# TO BE DONE
Your task is to reproduce, verbatim and without pictures, the lines from the opening of the listing through the line containing "linewidth=0.75, sort=False)".

# Start of DATASET SECTION

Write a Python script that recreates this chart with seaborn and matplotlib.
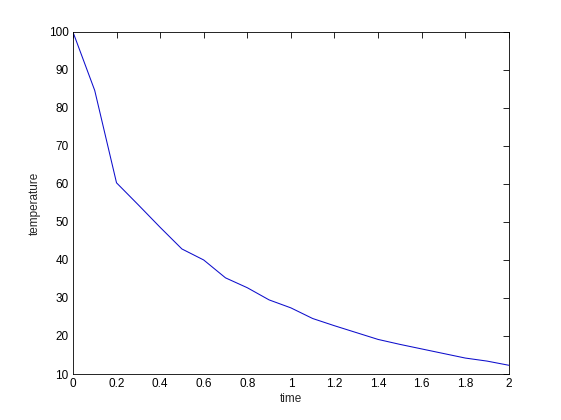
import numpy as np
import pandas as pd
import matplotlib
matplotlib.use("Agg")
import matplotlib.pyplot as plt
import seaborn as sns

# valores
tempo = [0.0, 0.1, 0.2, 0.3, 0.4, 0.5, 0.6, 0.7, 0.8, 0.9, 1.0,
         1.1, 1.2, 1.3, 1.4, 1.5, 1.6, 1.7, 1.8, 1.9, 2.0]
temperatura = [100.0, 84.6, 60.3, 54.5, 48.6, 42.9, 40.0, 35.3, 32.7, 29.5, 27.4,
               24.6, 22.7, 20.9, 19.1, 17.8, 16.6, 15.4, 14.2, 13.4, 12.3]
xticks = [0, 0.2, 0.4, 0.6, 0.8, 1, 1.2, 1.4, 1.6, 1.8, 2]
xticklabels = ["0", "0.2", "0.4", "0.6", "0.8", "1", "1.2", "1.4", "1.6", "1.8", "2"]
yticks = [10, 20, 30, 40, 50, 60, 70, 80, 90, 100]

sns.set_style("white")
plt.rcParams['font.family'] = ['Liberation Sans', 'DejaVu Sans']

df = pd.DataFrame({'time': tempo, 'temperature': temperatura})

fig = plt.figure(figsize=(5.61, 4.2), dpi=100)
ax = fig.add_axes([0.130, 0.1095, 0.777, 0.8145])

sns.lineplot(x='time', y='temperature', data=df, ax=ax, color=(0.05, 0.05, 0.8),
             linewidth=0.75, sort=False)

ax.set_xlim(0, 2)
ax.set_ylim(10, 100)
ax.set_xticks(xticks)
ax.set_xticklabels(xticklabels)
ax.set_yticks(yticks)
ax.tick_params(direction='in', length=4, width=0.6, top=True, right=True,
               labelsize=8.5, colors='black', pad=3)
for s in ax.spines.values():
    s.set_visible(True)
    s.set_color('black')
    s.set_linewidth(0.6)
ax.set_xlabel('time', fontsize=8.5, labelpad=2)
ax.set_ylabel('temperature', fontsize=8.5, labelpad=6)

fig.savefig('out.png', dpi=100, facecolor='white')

# End of DATASET SECTION

# FULL ANSWER
Write a Python script that recreates this chart with seaborn and matplotlib.
import numpy as np
import pandas as pd
import matplotlib
matplotlib.use("Agg")
import matplotlib.pyplot as plt
import seaborn as sns

# valores
tempo = [0.0, 0.1, 0.2, 0.3, 0.4, 0.5, 0.6, 0.7, 0.8, 0.9, 1.0,
         1.1, 1.2, 1.3, 1.4, 1.5, 1.6, 1.7, 1.8, 1.9, 2.0]
temperatura = [100.0, 84.6, 60.3, 54.5, 48.6, 42.9, 40.0, 35.3, 32.7, 29.5, 27.4,
               24.6, 22.7, 20.9, 19.1, 17.8, 16.6, 15.4, 14.2, 13.4, 12.3]
xticks = [0, 0.2, 0.4, 0.6, 0.8, 1, 1.2, 1.4, 1.6, 1.8, 2]
xticklabels = ["0", "0.2", "0.4", "0.6", "0.8", "1", "1.2", "1.4", "1.6", "1.8", "2"]
yticks = [10, 20, 30, 40, 50, 60, 70, 80, 90, 100]

sns.set_style("white")
plt.rcParams['font.family'] = ['Liberation Sans', 'DejaVu Sans']

df = pd.DataFrame({'time': tempo, 'temperature': temperatura})

fig = plt.figure(figsize=(5.61, 4.2), dpi=100)
ax = fig.add_axes([0.130, 0.1095, 0.777, 0.8145])

sns.lineplot(x='time', y='temperature', data=df, ax=ax, color=(0.05, 0.05, 0.8),
             linewidth=0.75, sort=False)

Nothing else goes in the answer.